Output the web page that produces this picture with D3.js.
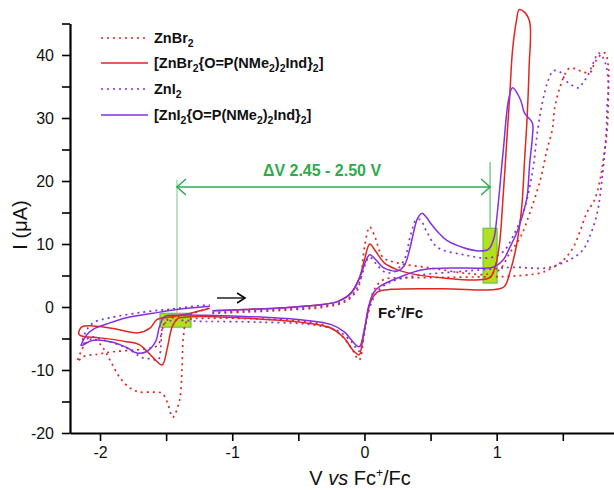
<!DOCTYPE html>
<html>
<head>
<meta charset="utf-8">
<script src="https://cdn.jsdelivr.net/npm/d3@7"></script>
<style>
  body { margin: 0; background: #fff; }
  svg { font-family: "Liberation Sans", Arial, sans-serif; }
</style>
</head>
<body>
<div id="cv"></div>
<script>
// traces as [V vs Fc+/Fc, I in uA] in scan order
var znbr2 = [[-1.15,-1.0],[-0.9,-0.8],[-0.6,-0.5],[-0.3,0],[-0.15,0.8],[-0.06,2.5],[-0.03,4.3],[0.0,9.5],[0.04,12.7],
  [0.08,11.1],[0.14,7.9],[0.25,7.0],[0.5,6.2],[0.75,5.4],[0.93,5.2],[1.02,5.9],[1.1,8.6],[1.18,11.1],[1.25,14.9],
  [1.33,20.2],[1.38,24.9],[1.42,28.1],[1.44,31.7],[1.48,35],[1.52,37.1],[1.55,37.9],[1.6,37.8],[1.65,37.3],[1.71,37.3],
  [1.74,38.7],[1.79,40.1],[1.82,40.3],[1.845,38],[1.845,35],[1.835,28],[1.81,24],[1.78,20],[1.74,17],[1.68,14.9],
  [1.63,12],[1.58,9.5],[1.53,8],[1.48,7.0],[1.4,6.0],[1.33,5.4],[1.12,4.9],[0.93,4.8],[0.6,4.7],[0.3,4.6],[0.15,4.4],
  [0.08,3],[0.04,0.5],[0.0,-4],[-0.04,-8.4],[-0.1,-6.5],[-0.18,-4.4],[-0.3,-2.9],[-0.5,-2.2],[-0.8,-1.9],[-1.2,-1.8],
  [-1.34,-2.2],[-1.37,-5],[-1.38,-10],[-1.4,-15],[-1.45,-17.5],[-1.49,-15.2],[-1.53,-13.7],[-1.6,-13.5],[-1.7,-13.5],
  [-1.77,-12.9],[-1.85,-11.2],[-1.92,-8.6],[-1.98,-6.4],[-2.05,-5.0],[-2.11,-5.8],[-2.17,-8.7],[-2.13,-7.9],[-2.02,-7.5],
  [-1.9,-7.1],[-1.72,-6.8],[-1.62,-6.5],[-1.56,-6],[-1.53,-3.5],[-1.5,-2.2],[-1.45,-1.7],[-1.3,-1.0],[-1.18,-0.2]];

var znbr2L = [[-1.15,-0.6],[-0.9,-0.4],[-0.6,-0.1],[-0.35,0.3],[-0.2,0.9],[-0.1,2.2],[-0.04,4.5],[0.0,7.5],[0.04,10.0],
  [0.08,9.0],[0.15,7.0],[0.25,5.9],[0.4,5.1],[0.6,4.6],[0.85,4.3],[0.95,4.7],[0.99,6.5],[1.02,9.8],[1.05,18],[1.08,27.6],
  [1.1,34],[1.12,40.8],[1.15,45.5],[1.17,47.2],[1.21,46.8],[1.25,45.2],[1.245,38],[1.23,30],[1.21,23],[1.19,16],
  [1.15,9.8],[1.1,5.5],[1.06,3.3],[1.0,2.8],[0.6,2.9],[0.2,2.8],[0.1,2.4],[0.05,1.0],[0.01,-2.5],[-0.02,-6],[-0.04,-7.6],
  [-0.09,-6.8],[-0.15,-5.0],[-0.26,-3.3],[-0.49,-2.4],[-0.87,-1.8],[-1.24,-1.5],[-1.34,-1.6],[-1.41,-1.8],[-1.455,-3.2],
  [-1.49,-6.4],[-1.53,-9.2],[-1.6,-8.0],[-1.7,-6.0],[-1.8,-5.5],[-2.0,-4.9],[-2.14,-4.6],[-2.16,-4.3],[-2.14,-3.2],
  [-2.05,-3.0],[-1.9,-3.4],[-1.71,-4.1],[-1.62,-3.3],[-1.57,-2.0],[-1.47,-1.6],[-1.3,-0.9],[-1.17,-0.2]];

var zni2 = [[-1.15,-0.9],[-0.9,-0.6],[-0.6,-0.3],[-0.3,0.2],[-0.15,1.0],[-0.07,2.5],[-0.02,5],[0.02,7.5],[0.04,7.9],
  [0.09,6.8],[0.15,5.6],[0.22,5.5],[0.3,7.5],[0.35,11.5],[0.39,13.8],[0.42,13.9],[0.47,12],[0.55,9.5],[0.75,8.3],
  [0.95,7.8],[1.05,8.8],[1.12,11.1],[1.2,14.9],[1.27,21.3],[1.31,28.1],[1.35,32.9],[1.39,36],[1.43,37.5],[1.48,37.3],
  [1.52,36],[1.57,35.2],[1.62,34.8],[1.65,35.5],[1.69,36.8],[1.73,38.7],[1.77,40.3],[1.8,39.7],[1.83,38.1],[1.845,35],
  [1.835,31.7],[1.83,28.1],[1.8,21],[1.76,14.9],[1.7,11],[1.65,9],[1.58,7.8],[1.5,7],[1.38,6.2],[1.12,6.3],[0.95,6.0],
  [0.7,5.6],[0.4,5.0],[0.2,4.0],[0.1,2.5],[0.05,0.5],[0.0,-3.5],[-0.04,-7.0],[-0.1,-5.5],[-0.2,-3.8],[-0.4,-2.8],
  [-0.8,-2.4],[-1.2,-2.3],[-1.5,-2.4],[-1.53,-3.7],[-1.54,-6.3],[-1.56,-8.4],[-1.62,-8.2],[-1.675,-8.1],[-1.8,-6.5],
  [-1.98,-5.2],[-2.08,-4.8],[-2.14,-6.3],[-2.11,-4.0],[-2.05,-2.5],[-1.92,-1.7],[-1.67,-0.8],[-1.45,-0.3],[-1.25,0.2],
  [-1.17,0.3]];

var zni2L = [[-1.15,-0.6],[-0.9,-0.4],[-0.6,-0.1],[-0.35,0.3],[-0.2,0.9],[-0.1,2.3],[-0.03,5.0],[0.01,7.3],[0.04,8.3],
  [0.09,7.4],[0.14,6.3],[0.2,5.8],[0.25,5.7],[0.3,6.5],[0.34,9],[0.37,11.7],[0.4,14],[0.435,14.9],[0.47,14.2],[0.5,13.3],
  [0.56,11.8],[0.62,10.6],[0.75,9.4],[0.87,8.9],[0.94,9.2],[0.98,11],[1.0,14],[1.05,24.9],[1.09,32.9],[1.12,34.8],
  [1.18,32.9],[1.21,30.8],[1.27,29.2],[1.27,27],[1.25,22.9],[1.23,17.5],[1.2,14.9],[1.15,11.7],[1.1,9.5],[1.05,7.5],
  [0.97,6.3],[0.75,6.2],[0.44,5.9],[0.25,4.6],[0.12,3.3],[0.07,2.3],[0.03,0],[0.0,-3.5],[-0.04,-6.3],[-0.1,-5.2],
  [-0.15,-4.0],[-0.25,-2.8],[-0.5,-2.0],[-0.9,-1.5],[-1.2,-1.3],[-1.42,-1.3],[-1.51,-1.5],[-1.55,-3.1],[-1.58,-5.5],
  [-1.65,-7.1],[-1.72,-7.3],[-1.8,-6.4],[-1.92,-5.5],[-2.06,-5.3],[-2.14,-6.1],[-2.1,-4.4],[-2.04,-3.4],[-1.95,-2.7],
  [-1.8,-1.7],[-1.6,-1.0],[-1.42,-0.4],[-1.17,0.1]];

var seriesNames = ["ZnBr_2", "[ZnBr_2{O=P(NMe_2)_2Ind}_2]", "ZnI_2", "[ZnI_2{O=P(NMe_2)_2Ind}_2]"];
var seriesData = [znbr2, znbr2L, zni2, zni2L];
var seriesColors = ["#e0261f", "#e0261f", "#8530e0", "#8530e0"];
var seriesDotted = [true, false, true, false];

var xTicks = [-2, -1, 0, 1], xMinor = [-1.5, -0.5, 0.5, 1.5];
var yTicks = [-20, -10, 0, 10, 20, 30, 40], yMinor = [-15, -5, 5, 15, 25, 35, 45];

// annotation anchors (V, I)
var gapStart = -1.418, gapEnd = 0.95, gapLevel = 19.05;
var boxLeft = [[-1.546, -1.0], [-1.312, -3.2]];
var boxRight = [[0.897, 12.5], [1.003, 3.8]];
var scanArrow = [[-1.115, 1.43], [-0.903, 1.43]];

var width = 614, height = 490;
var x = d3.scaleLinear().domain([-2.2269, 1.8872]).range([70, 614]);
var y = d3.scaleLinear().domain([-20, 45]).range([433, 23.5]);

var svg = d3.select("#cv")
            .append("svg")
            .attr("width", width)
            .attr("height", height);

// axes
var fmt = function(d) { return String(d); };
var gx = svg.append("g").attr("transform", "translate(0,433)");
gx.call(d3.axisBottom(x).tickValues(xTicks).tickSize(8).tickSizeOuter(0).tickPadding(6).tickFormat(fmt));
gx.append("g").call(d3.axisBottom(x).tickValues(xMinor).tickSize(8).tickSizeOuter(0).tickFormat(""))
  .select(".domain").remove();

var gy = svg.append("g").attr("transform", "translate(70,0)");
gy.call(d3.axisLeft(y).tickValues(yTicks).tickSize(8).tickSizeOuter(0).tickPadding(8).tickFormat(fmt));
gy.append("g").call(d3.axisLeft(y).tickValues(yMinor).tickSize(8).tickSizeOuter(0).tickFormat(""))
  .select(".domain").remove();

svg.selectAll(".domain").attr("stroke-width", 2.2).attr("stroke", "#000");
svg.selectAll(".tick line").attr("stroke-width", 1.6).attr("stroke", "#000");
svg.selectAll(".tick text").attr("font-size", 16).attr("fill", "#111")
   .attr("font-family", "'Liberation Sans', Arial, sans-serif");
// minor ticks carry empty labels, drop them
svg.selectAll(".tick text").filter(function() { return this.textContent === ""; }).remove();

// green highlight boxes sit under the curves
[boxLeft, boxRight].forEach(function(b) {
  svg.append("rect")
     .attr("x", x(b[0][0])).attr("y", y(b[0][1]))
     .attr("width", x(b[1][0]) - x(b[0][0]))
     .attr("height", y(b[1][1]) - y(b[0][1]))
     .attr("fill", "#b3e01c").attr("stroke", "#6cc04a").attr("stroke-width", 1.2);
});

// vertical guides of the gap
svg.append("line")
   .attr("x1", x(gapStart)).attr("x2", x(gapStart))
   .attr("y1", y(20.2)).attr("y2", y(boxLeft[0][1]))
   .attr("stroke", "#a3d9b3").attr("stroke-width", 1.5);
svg.append("line")
   .attr("x1", x(gapEnd)).attr("x2", x(gapEnd))
   .attr("y1", y(23)).attr("y2", y(boxRight[0][1]))
   .attr("stroke", "#6cc47c").attr("stroke-width", 1.3);

var line = d3.line()
             .x(function(d) { return x(d[0]); })
             .y(function(d) { return y(d[1]); })
             .curve(d3.curveCatmullRom.alpha(0.5));

var order = [0, 2, 1, 3];
order.forEach(function(i) {
  svg.append("path")
     .datum(seriesData[i])
     .attr("d", line)
     .attr("fill", "none")
     .attr("stroke", seriesColors[i])
     .attr("stroke-width", seriesDotted[i] ? 1.7 : 1.5)
     .attr("stroke-dasharray", seriesDotted[i] ? "2,4" : null)
     .attr("stroke-linejoin", "round");
});

// text with _n subscripts
function richText(sel, str, size) {
  var shift = 0;
  str.split(/(_\d)/).forEach(function(part) {
    if (part === "") return;
    if (part[0] === "_") {
      sel.append("tspan").attr("font-size", size * 0.72).attr("dy", size * 0.25 - shift).text(part.slice(1));
      shift = size * 0.25;
    } else {
      sel.append("tspan").attr("dy", -shift).text(part);
      shift = 0;
    }
  });
}

// legend
var legY = [38, 63, 89, 115];
seriesNames.forEach(function(name, i) {
  svg.append("line")
     .attr("x1", 101).attr("x2", 148).attr("y1", legY[i]).attr("y2", legY[i])
     .attr("stroke", seriesColors[i]).attr("stroke-width", 1.5)
     .attr("stroke-dasharray", seriesDotted[i] ? "2,4" : null);
  var t = svg.append("text")
             .attr("x", 154).attr("y", legY[i] + 5)
             .attr("font-size", 14.5).attr("font-weight", "bold").attr("fill", "#111");
  richText(t, name, 14.5);
});

// double arrow for the potential gap
var green = "#2faa4f";
svg.append("line")
   .attr("x1", x(gapStart)).attr("x2", x(gapEnd))
   .attr("y1", y(gapLevel)).attr("y2", y(gapLevel))
   .attr("stroke", green).attr("stroke-width", 1.5);
function chevron(px, py, dir, col, len, half) {
  svg.append("path")
     .attr("d", "M" + (px + dir * len) + "," + (py - half) + "L" + px + "," + py + "L" + (px + dir * len) + "," + (py + half))
     .attr("fill", "none").attr("stroke", col).attr("stroke-width", 1.5);
}
chevron(x(gapStart), y(gapLevel), 1, green, 9, 8);
chevron(x(gapEnd), y(gapLevel), -1, green, 9, 8);
svg.append("text")
   .attr("x", 322).attr("y", 176)
   .attr("text-anchor", "middle")
   .attr("font-size", 16).attr("font-weight", "bold").attr("fill", green)
   .text("\u0394V 2.45 - 2.50 V");

// scan direction arrow
svg.append("line")
   .attr("x1", x(scanArrow[0][0])).attr("x2", x(scanArrow[1][0]))
   .attr("y1", y(scanArrow[0][1])).attr("y2", y(scanArrow[1][1]))
   .attr("stroke", "#000").attr("stroke-width", 1.3);
chevron(x(scanArrow[1][0]), y(scanArrow[1][1]), -1, "#000", 8, 5);

// Fc+/Fc label
var fc = svg.append("text").attr("x", 378).attr("y", 318)
            .attr("font-size", 15).attr("font-weight", "bold").attr("fill", "#111");
fc.append("tspan").text("Fc");
fc.append("tspan").attr("font-size", 10).attr("dy", -6).text("+");
fc.append("tspan").attr("dy", 6).text("/Fc");

// axis titles
var xt = svg.append("text").attr("x", 360).attr("y", 485)
            .attr("text-anchor", "middle").attr("font-size", 20).attr("fill", "#111");
xt.append("tspan").text("V ");
xt.append("tspan").attr("font-style", "italic").text("vs");
xt.append("tspan").text(" Fc");
xt.append("tspan").attr("font-size", 12).attr("dy", -8).text("+");
xt.append("tspan").attr("dy", 8).text("/Fc");

svg.append("text")
   .attr("transform", "translate(27,225) rotate(-90)")
   .attr("text-anchor", "middle").attr("font-size", 20).attr("fill", "#111")
   .text("I (\u03bcA)");
</script>
</body>
</html>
══════
* **Written instruction**: Give the count of lines holding the word "with" and nothing more.

* **Full response**: 2